Beef Fajitas with Olives and Feta

Fajitas are always a nice quick dinner. In this recipe from Bon Appetit, ("Steak Picadillo Soft Tacos"), they are given a Mediterranean twist by adding olives and feta cheese. The original recipe has raisins in it, which I don't particularly like in savory food. So I just left them out.

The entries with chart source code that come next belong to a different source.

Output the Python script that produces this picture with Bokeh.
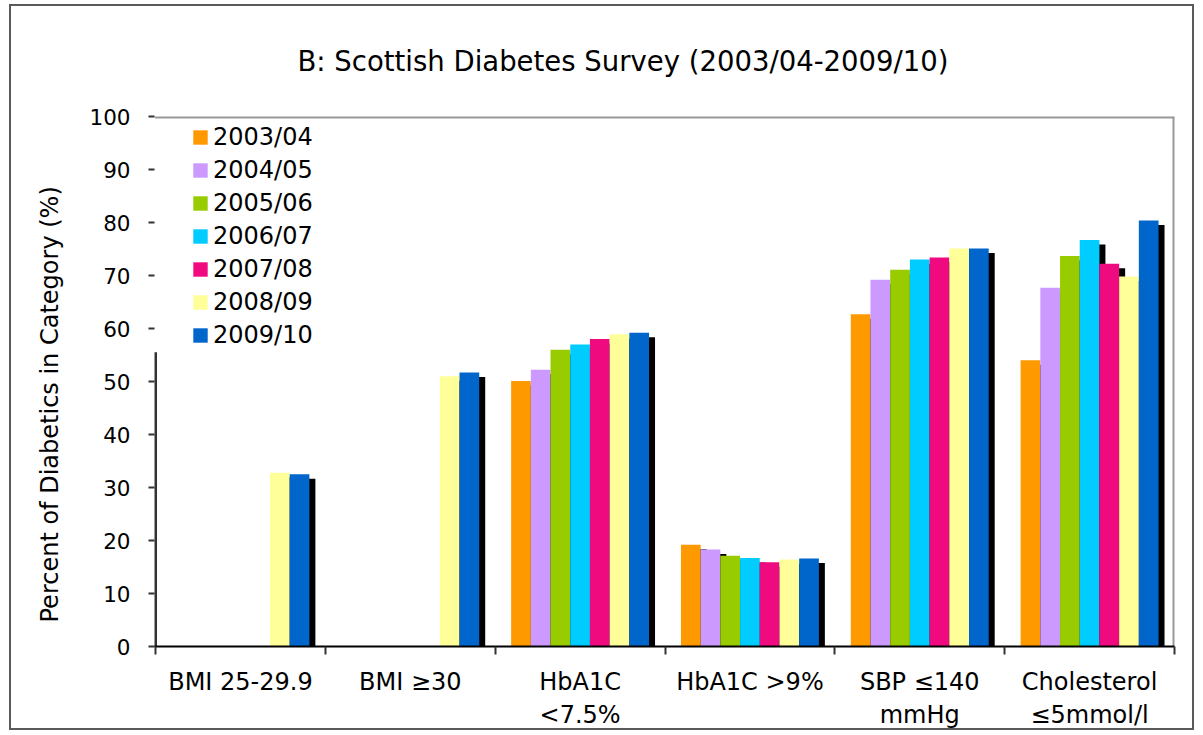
import math
from bokeh.plotting import figure
from bokeh.models import FixedTicker, Legend, LegendItem, Title, Range1d
from bokeh.embed import file_html
from bokeh.resources import INLINE

nan = float("nan")

categories = ["BMI 25-29.9", "BMI \u226530", "HbA1C\n<7.5%", "HbA1C >9%",
              "SBP \u2264140\nmmHg", "Cholesterol\n\u22645mmol/l"]
years = ["2003/04", "2004/05", "2005/06", "2006/07", "2007/08", "2008/09", "2009/10"]

y2003_04 = [nan, nan, 50.1, 19.2, 62.7, 54.0]
y2004_05 = [nan, nan, 52.2, 18.3, 69.2, 67.7]
y2005_06 = [nan, nan, 56.0, 17.1, 71.1, 73.7]
y2006_07 = [nan, nan, 57.0, 16.7, 73.0, 76.7]
y2007_08 = [nan, nan, 58.0, 15.9, 73.4, 72.2]
y2008_09 = [32.8, 51.0, 58.9, 16.4, 75.1, 69.8]
y2009_10 = [32.5, 51.7, 59.2, 16.6, 75.1, 80.4]

series = [y2003_04, y2004_05, y2005_06, y2006_07, y2007_08, y2008_09, y2009_10]
colors = ["#FF9900", "#CC99FF", "#99CC00", "#00CCFF", "#F00A80", "#FFFF99", "#0066CC"]

y_ticks = list(range(0, 101, 10))

FONT = "DejaVu Sans"

p = figure(width=1185, height=726, output_backend="svg", toolbar_location=None,
           x_range=Range1d(-0.006, 6), y_range=Range1d(0, 100),
           min_border_left=143, min_border_right=22, min_border_top=104,
           min_border_bottom=83)
p.styles = {"border": "2px solid #5a5a5a", "margin-left": "9px", "margin-top": "4px"}
p.background_fill_color = "white"
p.border_fill_color = "white"
p.outline_line_color = None
p.xgrid.visible = False
p.ygrid.visible = False

# title
p.title.text = "B: Scottish Diabetes Survey (2003/04-2009/10)"
p.title.text_font = FONT
p.title.text_font_size = "27.5px"
p.title.text_font_style = "normal"
p.title.text_color = "black"
p.title.align = "left"
p.title.offset = 143
p.title.vertical_align = "top"
p.title.standoff = 76

ylab = Title(text="Percent of Diabetics in Category (%)", align="left", offset=24,
             text_font=FONT, text_font_size="24px", text_font_style="normal",
             text_color="black", standoff=45)
p.add_layout(ylab, "left")

# bars
n = len(years)
w = 0.116
dx = 6 / 170
dy = 0.85
centers = [i + 0.5 for i in range(len(categories))]

for j in range(n):
    xs = [c + (j - (n - 1) / 2) * w + dx for c in centers]
    tops = [v - dy for v in series[j]]
    p.vbar(x=xs, top=tops, bottom=0, width=w, fill_color="black", line_color=None)

items = []
for j in range(n):
    xs = [c + (j - (n - 1) / 2) * w for c in centers]
    r = p.vbar(x=xs, top=series[j], bottom=0, width=w, fill_color=colors[j], line_color=None)
    items.append(LegendItem(label=years[j], renderers=[r]))

# frame edges (top, right) and partial left axis line
p.segment(x0=[-0.006], y0=[100], x1=[6], y1=[100], line_color="#999999", line_width=4)
p.segment(x0=[6], y0=[0], x1=[6], y1=[100], line_color="#999999", line_width=4)
p.segment(x0=[0], y0=[0], x1=[0], y1=[55.5], line_color="#333333", line_width=3)

legend = Legend(items=items, location=(37, 297))
legend.glyph_width = 18
legend.glyph_height = 18
legend.label_standoff = 4
legend.label_text_font = FONT
legend.label_text_font_size = "24px"
legend.label_text_color = "black"
legend.label_height = 24
legend.spacing = 5
legend.padding = 6
legend.margin = 0
legend.border_line_color = None
legend.background_fill_alpha = 0
p.add_layout(legend, "center")

# y axis
p.yaxis.ticker = FixedTicker(ticks=y_ticks)
p.yaxis.axis_line_color = None
p.yaxis.major_tick_out = 6
p.yaxis.major_tick_in = 0
p.yaxis.minor_tick_out = 0
p.yaxis.minor_tick_in = 0
p.yaxis.major_tick_line_color = "#333333"
p.yaxis.major_tick_line_width = 2
p.yaxis.major_label_text_font = FONT
p.yaxis.major_label_text_font_size = "21.5px"
p.yaxis.major_label_text_color = "black"
p.yaxis.major_label_standoff = 18

# x axis
p.xaxis.ticker = FixedTicker(ticks=centers, minor_ticks=list(range(0, len(categories) + 1)))
p.xaxis.major_label_overrides = {c: lab for c, lab in zip(centers, categories)}
p.xaxis.axis_line_color = "black"
p.xaxis.axis_line_width = 2
p.xaxis.major_tick_out = 0
p.xaxis.major_tick_in = 0
p.xaxis.minor_tick_out = 8
p.xaxis.minor_tick_in = 0
p.xaxis.minor_tick_line_color = "#333333"
p.xaxis.minor_tick_line_width = 2
p.xaxis.major_label_text_font = FONT
p.xaxis.major_label_text_font_size = "24px"
p.xaxis.major_label_text_color = "black"
p.xaxis.major_label_standoff = 13

open("out.html", "w").write(file_html(p, INLINE))
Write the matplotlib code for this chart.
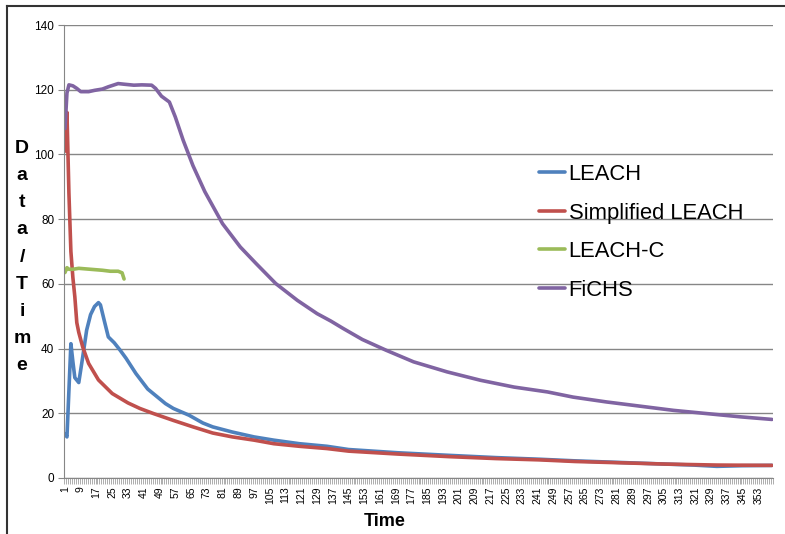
import matplotlib
matplotlib.use("Agg")
import matplotlib.pyplot as plt
from matplotlib.lines import Line2D
import numpy as np

plt.rcParams["font.family"] = ["Liberation Sans", "DejaVu Sans"]

N_CAT = 360
XTICK_POS = list(range(1, 354, 8))
YTICKS = [0, 20, 40, 60, 80, 100, 120, 140]

# values (category index -> Data/Time)
leach_x = [1, 2, 4, 5, 6, 8, 10, 12, 14, 16, 18, 19, 21, 23, 26, 29, 32, 37,
           43, 48, 52, 56, 64, 71, 76, 86, 97, 107, 120, 134, 145, 170, 196,
           220, 242, 260, 283, 306, 320, 332, 345, 360]
leach_y = [13.7, 12.7, 41.5, 36.0, 31.0, 29.5, 37.4, 45.7, 50.5, 53.0, 54.2,
           53.5, 48.5, 43.6, 41.8, 39.5, 37.0, 32.3, 27.5, 25.0, 23.0, 21.5,
           19.4, 17.0, 15.8, 14.2, 12.7, 11.7, 10.6, 9.8, 8.8, 7.8, 7.0, 6.3,
           5.8, 5.3, 4.8, 4.3, 4.0, 3.6, 3.8, 3.9]

simp_x = [1, 2, 3, 4, 5, 6, 7, 8, 10, 13, 18, 25, 33, 39, 46, 56, 66, 76, 86,
          97, 107, 120, 134, 145, 170, 196, 220, 242, 260, 283, 306, 332, 360]
simp_y = [101, 113, 88, 70, 62, 56, 48, 45, 40.5, 35.4, 30.3, 26.1, 23.2,
          21.5, 19.9, 17.8, 15.8, 13.9, 12.7, 11.7, 10.6, 9.8, 9.1, 8.3, 7.4,
          6.6, 6.0, 5.6, 5.1, 4.7, 4.3, 4.0, 3.9]

leachc_x = [1, 2, 3, 5, 8, 12, 16, 20, 24, 28, 30, 31]
leachc_y = [63.5, 65.0, 64.5, 64.5, 64.8, 64.6, 64.4, 64.2, 63.9, 63.9, 63.4,
            61.5]

fichs_x = [1, 2, 3, 5, 7, 9, 13, 16, 20, 23, 28, 31, 36, 40, 45, 47, 50, 54,
           57, 61, 66, 72, 81, 90, 98, 108, 119, 129, 136, 142, 152, 164, 178,
           195, 212, 229, 246, 259, 276, 293, 310, 327, 344, 360]
fichs_y = [108, 119, 121.5, 121.2, 120.4, 119.4, 119.4, 119.8, 120.2, 120.9,
           121.9, 121.7, 121.4, 121.5, 121.4, 120.4, 118.0, 116.2, 111.6,
           104.4, 96.5, 88.5, 78.6, 71.4, 66.3, 60.1, 54.9, 50.8, 48.5, 46.3,
           42.8, 39.5, 35.9, 32.8, 30.2, 28.1, 26.6, 25.0, 23.5, 22.2, 20.9,
           19.9, 18.9, 18.1]

SERIES = [
    ("LEACH", leach_x, leach_y, "#4F81BD"),
    ("Simplified LEACH", simp_x, simp_y, "#C0504D"),
    ("LEACH-C", leachc_x, leachc_y, "#9BBB59"),
    ("FiCHS", fichs_x, fichs_y, "#8064A2"),
]

fig = plt.figure(figsize=(7.85, 5.34), dpi=100)
ax = fig.add_axes([64 / 785, 1 - 478 / 534, (773 - 64) / 785, (478 - 25) / 534])

for name, xs, ys, col in SERIES:
    ax.plot(xs, ys, color=col, lw=2.6, label=name,
            solid_capstyle="round", solid_joinstyle="round")

ax.set_xlim(0.5, N_CAT + 0.5)
ax.set_ylim(0, 140)
ax.set_yticks(YTICKS)
ax.set_xticks(XTICK_POS)
ax.set_xticklabels([str(v) for v in XTICK_POS], rotation=90, fontsize=7.5)
ax.set_xticks(np.arange(0.5, N_CAT + 1, 1), minor=True)
ax.tick_params(axis="x", which="major", length=0, pad=6)
ax.tick_params(axis="x", which="minor", length=4, width=0.6, color="#a0a0a0")
ax.tick_params(axis="y", length=4, color="#868686", labelsize=8.5, pad=3)
ax.grid(axis="y", color="#868686", lw=1)
ax.set_axisbelow(True)
for s in ("top", "right"):
    ax.spines[s].set_visible(False)
for s in ("left", "bottom"):
    ax.spines[s].set_color("#868686")

# stacked y label, as in the original
fig.text(22 / 785, 1 - 257 / 534, "D\na\nt\na\n/\nT\ni\nm\ne", ha="center",
         va="center", fontsize=14, fontweight="bold", linespacing=1.77)
fig.text(385 / 785, 1 - 522 / 534, "Time", ha="center", va="center",
         fontsize=13, fontweight="bold")

ax.legend(loc="upper left", bbox_to_anchor=(539 / 785, 1 - 164 / 534),
          bbox_transform=fig.transFigure, frameon=False, fontsize=15.8,
          handlelength=1.2, handletextpad=0.15, labelspacing=0.8,
          borderpad=0, borderaxespad=0)

# outer chart border (left and top edges visible)
fig.add_artist(Line2D([7 / 785, 7 / 785], [0, 1 - 6 / 534], color="#333333",
                      lw=1.5, transform=fig.transFigure))
fig.add_artist(Line2D([7 / 785, 1], [1 - 6 / 534, 1 - 6 / 534], color="#333333",
                      lw=1.5, transform=fig.transFigure))

fig.savefig("out.png", dpi=100)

Also, I replaced skirt steak by tenderloin tips, which are more tender and juicy.

1 tbsp olive oil
3-4 beef tenderloin tips
1/2 cup of 1/4 inch cubes of green bell pepper
3/4 cup canned diced tomatoes
3-4 slices of pickles jalapeno chiles, minced
1/3 cup pimiento-stuffed green olives, cut lengthwise into quarters
1 tbsp tomato paste
2 tsp ground cumin
1/2 tsp ground allspice
3/4 tsp dried cilantro
8 tortillas
Feta cheese for serving

Heat oil in a large enough skillet. Sprinkle meat with salt and pepper. Fry over medium heat about 3-4 minutes per side. Remove from the skillet and set aside. In the same skillet, sauté bell pepper for 2 minutes. Add tomatoes, chiles, olives, tomato paste, cumin, allspice, and cilantro. Simmer until sauce is this, 3-5 minutes. Season to taste with salt, pepper, and olive brine. Cut meat into 1/3 inch thick slices, add to skillet an mix. Divide filling among tortillas, sprinkle with feat cheese, and roll the tortillas. Cut in half and serve.